O futuro do presente

Sabe bem o que é o amor, o que é amar, aquele que foi arrancado das trevas pelas asas invisíveis que há nas mãos da mulher. E em torno dessa mulher construiu uma casa que tem mil dimensões, mil janelas e amplos quintais latifundiários estendidos ao longo dos sonhos: dia por dentro de dia, trabalhando, assentando as flores, costurando a voz feminina entre nascente e poente, e no sossego da convivência viu essa mulher confundir-se com a própria casa, o próprio tempo, o movimento do peito exausto mas incansável em eterna surpresa, a sorrir: “toma aqui, meu amor, este dia que eu escrevi, e se misture nele, e seja ele também, em seu arco de Sol a Sol, distante e absoluto como o teto de uma capela”.
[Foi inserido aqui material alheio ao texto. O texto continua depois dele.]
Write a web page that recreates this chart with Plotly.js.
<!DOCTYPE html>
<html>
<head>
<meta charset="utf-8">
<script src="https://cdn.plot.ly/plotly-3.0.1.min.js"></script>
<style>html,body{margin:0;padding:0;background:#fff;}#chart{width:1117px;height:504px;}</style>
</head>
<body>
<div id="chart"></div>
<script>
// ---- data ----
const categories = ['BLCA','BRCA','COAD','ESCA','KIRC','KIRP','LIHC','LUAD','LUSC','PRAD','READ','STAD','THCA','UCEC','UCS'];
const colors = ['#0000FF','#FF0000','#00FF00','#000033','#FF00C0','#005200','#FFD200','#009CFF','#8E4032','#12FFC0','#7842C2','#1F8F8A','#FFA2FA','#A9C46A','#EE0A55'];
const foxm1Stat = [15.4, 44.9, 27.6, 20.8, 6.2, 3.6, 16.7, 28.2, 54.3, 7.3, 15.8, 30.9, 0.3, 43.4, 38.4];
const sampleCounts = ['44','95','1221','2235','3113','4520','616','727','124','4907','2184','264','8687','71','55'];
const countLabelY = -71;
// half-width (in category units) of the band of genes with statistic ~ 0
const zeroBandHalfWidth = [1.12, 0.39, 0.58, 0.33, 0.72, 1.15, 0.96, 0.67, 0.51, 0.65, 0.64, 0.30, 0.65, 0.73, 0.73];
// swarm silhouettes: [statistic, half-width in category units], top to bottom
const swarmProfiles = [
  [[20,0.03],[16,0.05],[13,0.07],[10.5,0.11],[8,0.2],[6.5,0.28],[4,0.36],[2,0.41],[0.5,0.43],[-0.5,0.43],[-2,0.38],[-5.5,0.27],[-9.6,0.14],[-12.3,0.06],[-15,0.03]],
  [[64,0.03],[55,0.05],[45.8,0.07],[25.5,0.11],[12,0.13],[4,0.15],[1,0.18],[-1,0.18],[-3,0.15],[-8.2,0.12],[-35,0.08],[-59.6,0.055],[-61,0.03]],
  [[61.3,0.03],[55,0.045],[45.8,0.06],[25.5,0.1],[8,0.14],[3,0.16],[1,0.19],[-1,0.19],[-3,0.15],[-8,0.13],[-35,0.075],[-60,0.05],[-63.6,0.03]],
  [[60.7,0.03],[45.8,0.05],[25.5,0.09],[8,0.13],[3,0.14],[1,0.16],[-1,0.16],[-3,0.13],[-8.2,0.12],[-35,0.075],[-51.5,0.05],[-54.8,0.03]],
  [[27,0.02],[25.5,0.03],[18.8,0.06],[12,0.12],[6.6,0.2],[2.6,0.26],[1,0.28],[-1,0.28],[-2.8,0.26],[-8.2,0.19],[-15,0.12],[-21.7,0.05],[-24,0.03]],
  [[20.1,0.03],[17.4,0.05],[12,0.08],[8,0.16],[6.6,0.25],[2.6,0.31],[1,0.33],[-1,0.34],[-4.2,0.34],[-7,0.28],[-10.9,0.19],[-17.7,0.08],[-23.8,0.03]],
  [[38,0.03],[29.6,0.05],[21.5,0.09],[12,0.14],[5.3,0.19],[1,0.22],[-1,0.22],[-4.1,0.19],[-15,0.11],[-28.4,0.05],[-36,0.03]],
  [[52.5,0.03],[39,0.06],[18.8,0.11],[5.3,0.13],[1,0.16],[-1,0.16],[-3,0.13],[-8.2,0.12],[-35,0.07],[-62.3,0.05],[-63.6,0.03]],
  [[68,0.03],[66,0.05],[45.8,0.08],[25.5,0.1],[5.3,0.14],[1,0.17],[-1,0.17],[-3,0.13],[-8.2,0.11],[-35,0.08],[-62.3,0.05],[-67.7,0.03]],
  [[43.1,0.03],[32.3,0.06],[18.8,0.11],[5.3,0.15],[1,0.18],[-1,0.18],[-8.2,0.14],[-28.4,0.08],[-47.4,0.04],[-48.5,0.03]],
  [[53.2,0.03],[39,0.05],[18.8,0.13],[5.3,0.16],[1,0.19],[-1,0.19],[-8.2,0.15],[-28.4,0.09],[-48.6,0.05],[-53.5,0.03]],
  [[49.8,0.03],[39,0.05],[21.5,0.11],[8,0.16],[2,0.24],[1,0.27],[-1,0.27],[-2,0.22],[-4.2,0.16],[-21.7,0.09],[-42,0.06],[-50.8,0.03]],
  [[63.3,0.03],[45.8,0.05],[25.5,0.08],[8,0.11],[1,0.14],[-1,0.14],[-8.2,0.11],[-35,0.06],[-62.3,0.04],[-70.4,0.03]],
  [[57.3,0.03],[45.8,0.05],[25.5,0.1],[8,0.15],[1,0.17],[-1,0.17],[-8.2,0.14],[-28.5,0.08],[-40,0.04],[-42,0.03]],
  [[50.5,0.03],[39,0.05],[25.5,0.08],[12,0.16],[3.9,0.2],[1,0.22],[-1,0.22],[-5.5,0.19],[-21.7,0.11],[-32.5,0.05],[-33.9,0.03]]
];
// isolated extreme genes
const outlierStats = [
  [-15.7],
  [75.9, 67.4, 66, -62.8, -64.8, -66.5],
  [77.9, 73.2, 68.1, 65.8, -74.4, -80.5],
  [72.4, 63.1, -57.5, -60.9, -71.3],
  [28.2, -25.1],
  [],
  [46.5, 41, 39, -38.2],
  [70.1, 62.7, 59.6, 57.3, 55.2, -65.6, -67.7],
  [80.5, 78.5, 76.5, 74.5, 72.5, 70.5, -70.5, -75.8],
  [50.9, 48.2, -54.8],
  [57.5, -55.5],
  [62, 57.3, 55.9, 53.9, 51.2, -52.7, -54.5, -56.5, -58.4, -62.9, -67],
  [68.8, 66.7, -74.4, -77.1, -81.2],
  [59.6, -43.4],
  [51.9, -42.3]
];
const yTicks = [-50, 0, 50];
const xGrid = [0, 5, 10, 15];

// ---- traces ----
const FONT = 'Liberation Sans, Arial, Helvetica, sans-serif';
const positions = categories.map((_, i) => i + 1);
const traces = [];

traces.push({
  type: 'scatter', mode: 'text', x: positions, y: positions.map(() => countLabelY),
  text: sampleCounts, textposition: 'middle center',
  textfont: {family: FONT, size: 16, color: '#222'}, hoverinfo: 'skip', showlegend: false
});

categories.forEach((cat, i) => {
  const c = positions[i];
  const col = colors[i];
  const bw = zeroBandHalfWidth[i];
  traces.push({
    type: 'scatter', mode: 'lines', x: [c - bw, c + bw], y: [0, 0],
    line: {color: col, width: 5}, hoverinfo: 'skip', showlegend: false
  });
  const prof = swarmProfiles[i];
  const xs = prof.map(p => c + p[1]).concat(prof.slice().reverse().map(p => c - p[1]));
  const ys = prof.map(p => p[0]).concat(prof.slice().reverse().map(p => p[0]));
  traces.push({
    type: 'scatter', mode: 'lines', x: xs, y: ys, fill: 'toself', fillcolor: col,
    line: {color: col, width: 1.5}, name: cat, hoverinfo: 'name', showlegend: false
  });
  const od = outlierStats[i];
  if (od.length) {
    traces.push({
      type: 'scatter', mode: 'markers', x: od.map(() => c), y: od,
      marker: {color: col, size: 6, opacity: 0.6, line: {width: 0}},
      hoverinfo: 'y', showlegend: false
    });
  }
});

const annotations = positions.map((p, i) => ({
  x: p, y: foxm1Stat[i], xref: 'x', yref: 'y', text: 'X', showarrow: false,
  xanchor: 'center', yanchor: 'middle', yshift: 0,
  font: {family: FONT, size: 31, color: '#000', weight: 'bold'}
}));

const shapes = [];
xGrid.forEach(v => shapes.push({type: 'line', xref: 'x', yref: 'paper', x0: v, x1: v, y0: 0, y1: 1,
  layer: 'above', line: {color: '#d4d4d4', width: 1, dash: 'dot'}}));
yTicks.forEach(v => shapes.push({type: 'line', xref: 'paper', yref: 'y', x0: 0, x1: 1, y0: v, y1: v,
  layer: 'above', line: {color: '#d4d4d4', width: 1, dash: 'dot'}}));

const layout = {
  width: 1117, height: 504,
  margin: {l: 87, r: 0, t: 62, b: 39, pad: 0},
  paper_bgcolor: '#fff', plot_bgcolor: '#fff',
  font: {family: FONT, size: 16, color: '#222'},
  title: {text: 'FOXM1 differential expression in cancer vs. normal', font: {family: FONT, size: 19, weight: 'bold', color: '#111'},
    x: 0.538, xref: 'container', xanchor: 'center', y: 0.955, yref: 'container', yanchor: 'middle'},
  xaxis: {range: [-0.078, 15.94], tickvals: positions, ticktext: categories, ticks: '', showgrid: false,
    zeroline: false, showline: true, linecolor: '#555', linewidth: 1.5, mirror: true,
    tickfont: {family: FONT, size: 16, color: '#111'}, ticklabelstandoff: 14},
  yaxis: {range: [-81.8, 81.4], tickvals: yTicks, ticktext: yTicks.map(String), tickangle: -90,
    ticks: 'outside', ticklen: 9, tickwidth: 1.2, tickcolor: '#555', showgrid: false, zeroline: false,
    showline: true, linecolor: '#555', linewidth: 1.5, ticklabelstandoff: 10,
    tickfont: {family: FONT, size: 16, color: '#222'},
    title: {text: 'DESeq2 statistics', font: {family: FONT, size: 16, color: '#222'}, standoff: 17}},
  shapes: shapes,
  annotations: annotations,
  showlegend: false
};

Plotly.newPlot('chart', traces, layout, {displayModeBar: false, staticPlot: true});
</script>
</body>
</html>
Eu chego em casa antes dela, da rua onde andei tropeçando em concreto e cadáveres, abro as portas da entrada e suspiro a vida que há no aconchego, toda a arquitetura dividida, maternal na presença das coisas comuns: os sapatos doces dela, suas doces roupas, e a prece que caminha por onde ela anda, na casa que guarda em seu espaço a silhueta suspensa e multiplicada em perfume e lembrança. Sento na varanda, abro uma cerveja, acendo um cigarro e ligo a música; olho para a cidade e penso: “a beleza tem mil faces, a vida é boa porque posso abraçar sua cintura e afundar o rosto em seus cabelos, mas tudo é conteúdo da mulher que um homem ama.”
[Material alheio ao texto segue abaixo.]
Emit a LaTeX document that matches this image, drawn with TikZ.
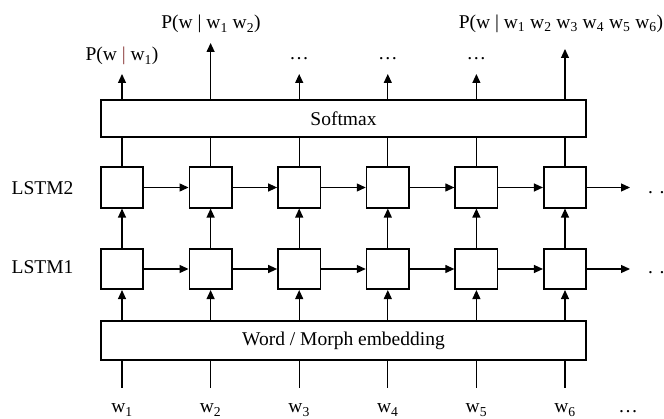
\documentclass[tikz,border=0pt]{standalone}
\usepackage{fontspec}
\setmainfont{Liberation Serif}
\usetikzlibrary{arrows.meta}
\definecolor{barred}{RGB}{140,60,60}
\begin{document}
\begin{tikzpicture}[x=1pt,y=-1pt,
  lbl/.style={font=\fontsize{19.5}{23}\selectfont, inner sep=0pt},
  cell/.style={draw, line width=1.6pt, minimum width=42.5pt, minimum height=40.5pt, inner sep=0pt},
  bar/.style={draw, line width=1.6pt, minimum width=485.5pt, inner sep=0pt, font=\fontsize{19.5}{23}\selectfont},
  arr/.style={line width=1.2pt, -{Triangle[length=9pt,width=8pt]}},
  ln/.style={line width=1.2pt}]
\useasboundingbox (0,0) rectangle (664,419);
% bars
\node[bar, minimum height=37pt] (sm) at (343.5,118.75) {Softmax};
\node[bar, minimum height=39.2pt] (emb) at (343.5,340.4) {Word / Morph embedding};
% row labels
\node[lbl, anchor=base west] (l2) at (11.5,195) {LSTM2};
\node[lbl, anchor=base west] (l1) at (11.5,274) {LSTM1};
% cells and vertical connectors
\foreach \i/\x/\t in {1/122/74,2/210.6/43,3/299.2/74,4/387.8/74,5/476.4/74,6/565/49}{
  \node[cell] (b\i) at (\x,187.5) {};
  \node[cell] (a\i) at (\x,269) {};
  \coordinate (in\i) at (\x,388);
  \coordinate (o\i) at (\x,\t);
  \node[lbl, anchor=base] (w\i) at (\x,413) {w\textsubscript{\i}};
  \draw[ln] (in\i) -- (in\i |- emb.south);
  \draw[arr] (in\i |- emb.north) -- (a\i.south);
  \draw[arr] (a\i.north) -- (b\i.south);
  \draw[ln] (b\i.north) -- (b\i.north |- sm.south);
  \draw[arr] (b\i.north |- sm.north) -- (o\i);
}
% horizontal connectors
\foreach \i/\j in {1/2,2/3,3/4,4/5,5/6}{
  \draw[arr] (a\i.east) -- (a\j.west);
  \draw[arr] (b\i.east) -- (b\j.west);
}
\coordinate (ea) at (630,269);
\coordinate (eb) at (630,187.5);
\draw[arr] (a6.east) -- (ea);
\draw[arr] (b6.east) -- (eb);
\node[lbl, anchor=base west] (da) at (648,274) {. .};
\node[lbl, anchor=base west] (db) at (648,194) {. .};
% output labels
\node[lbl, anchor=base] (p1) at (122,61) {P(w {\color{barred}|} w\textsubscript{1})};
\node[lbl, anchor=base] (p2) at (211,29) {P(w | w\textsubscript{1} w\textsubscript{2})};
\node[lbl, anchor=base] (d3) at (299.2,60) {\dots};
\node[lbl, anchor=base] (d4) at (387.8,60) {\dots};
\node[lbl, anchor=base] (d5) at (476.4,60) {\dots};
\node[lbl, anchor=base] (p6) at (561,28.5) {P(w | w\textsubscript{1} w\textsubscript{2} w\textsubscript{3} w\textsubscript{4} w\textsubscript{5} w\textsubscript{6})};
\node[lbl, anchor=base] (dw) at (628,413) {\dots};
\end{tikzpicture}
\end{document}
Depois ela chega, com seu universo de coisas na bolsa e nos comentários, e ela guarda no ventre um filho! Percebo que há dois planetas que giram e completam seu ciclo em volta da da luz: o da criança, metades completas de tudo, e o do casal, tudo completo em metades.
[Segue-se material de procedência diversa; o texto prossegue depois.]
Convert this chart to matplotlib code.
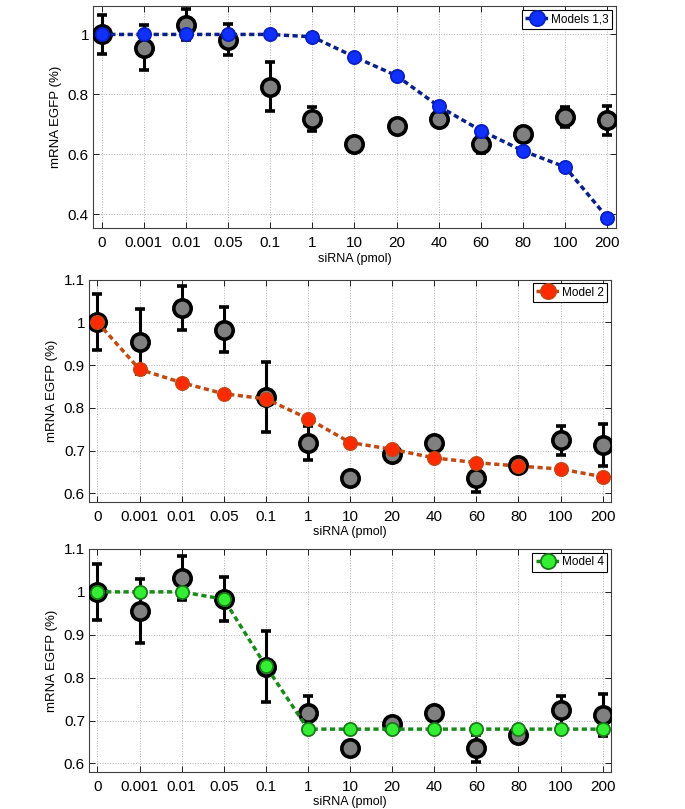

Sorrio. O dia é sexta-feira. Tento dize-lhe: “ você lembra que; que há um ano...” Mas a voz embarga. A bebida, a música, a fumaça dançam... Tomo suas mãos – colho-as, como disse o poeta. O jardim noturno de meus olhos é iluminado pela lua antiga que há nos olhos dela, aquela lua que se divide e se dá, como hóstias, à boca de cada homem que medita e ama. “Há um ano, meu amor, você lembra bem que...?!”

Ela vai para dentro, silenciosa. Ela já entendeu tudo. Eu é que fico na varanda, contente, rebatendo nessas grades eternas chamadas de Palavra, planando nessa imensa liberdade que se chama querer-bem.